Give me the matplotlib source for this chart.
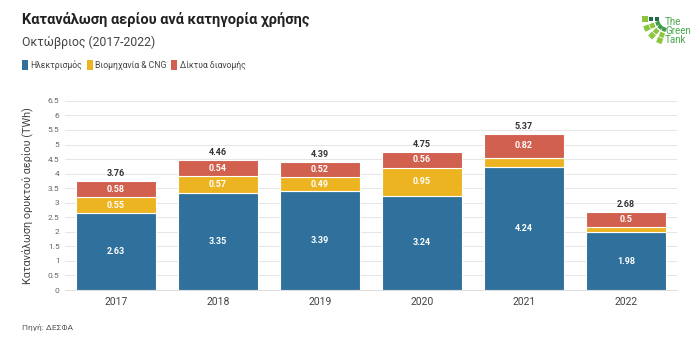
import matplotlib
matplotlib.use("Agg")
import matplotlib.pyplot as plt
from matplotlib.patches import Rectangle, Polygon
import numpy as np

plt.rcParams['font.family'] = ['Roboto', 'DejaVu Sans']

# ---------------------------------------------------------------- data ---- #
years = ['2017', '2018', '2019', '2020', '2021', '2022']
ilektrismos = [2.63, 3.35, 3.39, 3.24, 4.24, 1.98]
viomixania = [0.55, 0.57, 0.49, 0.95, 0.31, 0.20]
diktya = [0.58, 0.54, 0.52, 0.56, 0.82, 0.50]
totals = [3.76, 4.46, 4.39, 4.75, 5.37, 2.68]

series_names = ['Ηλεκτρισμός', 'Βιομηχανία & CNG', 'Δίκτυα διανομής']
colors = ['#2f719c', '#edb422', '#d2604f']

# -------------------------------------------------------------- figure ---- #
W, H = 700, 349
fig = plt.figure(figsize=(7, 3.49), dpi=100)
ax = fig.add_axes([0.093, 0.169, 0.874, 0.542])

x = np.arange(len(years))
w = 0.78
bottom = np.zeros(len(years))
for vals, c in zip([ilektrismos, viomixania, diktya], colors):
    ax.bar(x, vals, w, bottom=bottom, color=c, edgecolor='white', linewidth=0.8, zorder=3)
    for xi, v, b in zip(x, vals, bottom):
        if v >= 0.4:
            ax.text(xi, b + v / 2, '{:g}'.format(v), ha='center', va='center',
                    color='white', fontsize=6.5, fontweight='bold', zorder=4)
    bottom += np.array(vals)

for xi, t in zip(x, totals):
    ax.text(xi, t + 0.1, '{:g}'.format(t), ha='center', va='bottom',
            color='#333333', fontsize=6.5, fontweight='bold')

ax.set_xlim(-0.5, len(years) - 0.5)
ax.set_ylim(0, 6.5)
ax.set_yticks(np.arange(0, 6.51, 0.5))
ax.set_yticklabels(['{:g}'.format(v) for v in np.arange(0, 6.51, 0.5)])
ax.set_xticks(x)
ax.set_xticklabels(years)
ax.tick_params(axis='y', labelsize=6, colors='#666666', length=0, pad=4)
ax.tick_params(axis='x', labelsize=7.5, colors='#444444', length=0, pad=5)
ax.grid(axis='y', color='#e6e6e6', linewidth=0.7, zorder=0)
for s in ['top', 'right', 'left']:
    ax.spines[s].set_visible(False)
ax.spines['bottom'].set_color('#dddddd')
ax.spines['bottom'].set_linewidth(0.7)
ax.set_ylabel('Κατανάλωση ορυκτού αερίου (TWh)', fontsize=7.8, color='#444444', labelpad=10)

# -------------------------------------------------------------- texts ---- #
fig.text(0.031, 0.943, 'Κατανάλωση αερίου ανά κατηγορία χρήσης', fontsize=10.5,
         fontweight='bold', color='#222222', va='center')
fig.text(0.031, 0.878, 'Οκτώβριος (2017-2022)', fontsize=8.8, color='#444444', va='center')

lx = 0.031
for name, c in zip(series_names, colors):
    fig.patches.append(Rectangle((lx, 0.798), 0.0085, 0.030, transform=fig.transFigure,
                                 facecolor=c, edgecolor='none'))
    t = fig.text(lx + 0.012, 0.813, name, fontsize=6.2, color='#444444', va='center')
    fig.canvas.draw()
    bb = t.get_window_extent().transformed(fig.transFigure.inverted())
    lx = bb.x1 + 0.007

fig.text(0.031, 0.063, 'Πηγή: ΔΕΣΦΑ', fontsize=6, color='#555555', va='center')

# logo (fan of squares, in pixel coords)
def px(xp, yp):
    return (xp / W, 1 - yp / H)

cx0, cy0 = 668, 19
shades = ['#1f6b4a', '#3f9b48', '#8cc63f']
for i, ang in enumerate(np.deg2rad([180, 203, 226, 249])):
    for j, r in enumerate([11, 17, 23]):
        mx = cx0 + r * np.cos(ang)
        my = cy0 - r * np.sin(ang)
        s = 2.1 + j * 0.35
        ux, uy = np.cos(ang), -np.sin(ang)
        vx, vy = -uy, ux
        pts = [px(mx + (a * ux + b * vx) * s, my + (a * uy + b * vy) * s)
               for a, b in [(-1, -1), (1, -1), (1, 1), (-1, 1)]]
        col = shades[0] if (i == 0 and j < 2) else shades[1] if j == 0 else shades[2]
        fig.patches.append(Polygon(pts, closed=True, transform=fig.transFigure,
                                   facecolor=col, edgecolor='none'))
fig.text(665 / W, 1 - 31 / H, 'The\nGreen\nTank', fontsize=7.0, color='#4aa84a',
         va='center', ha='left', linespacing=0.85)

fig.savefig('out.png', dpi=100)
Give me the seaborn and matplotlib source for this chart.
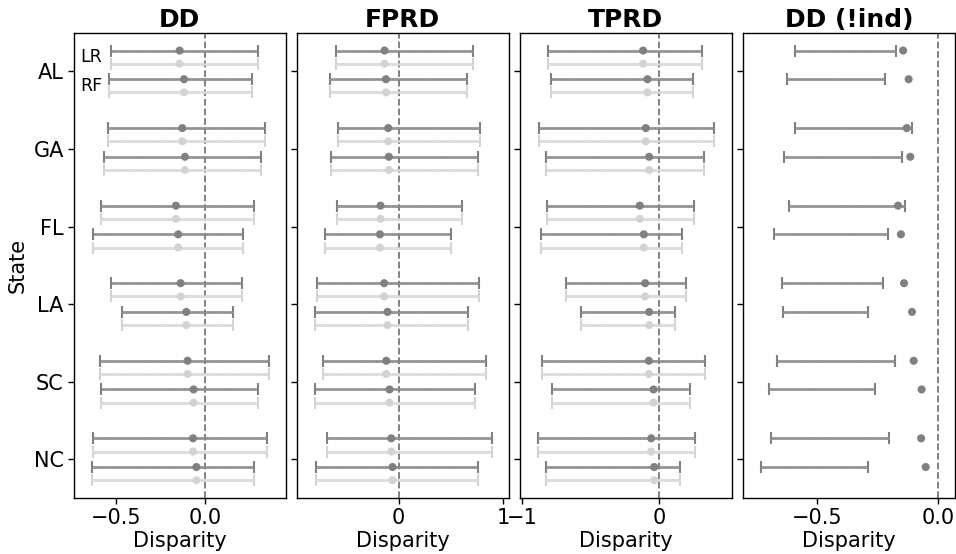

# # # #

### TASK
Without the pictures, copy the entries from their first line through the line containing "plt.rcParams['font.family'] = ['Roboto', 'DejaVu", and only those lines.

### EXPECTED ANSWER
Give me the matplotlib source for this chart.
import matplotlib
matplotlib.use("Agg")
import matplotlib.pyplot as plt
from matplotlib.patches import Rectangle, Polygon
import numpy as np

plt.rcParams['font.family'] = ['Roboto', 'DejaVu Sans']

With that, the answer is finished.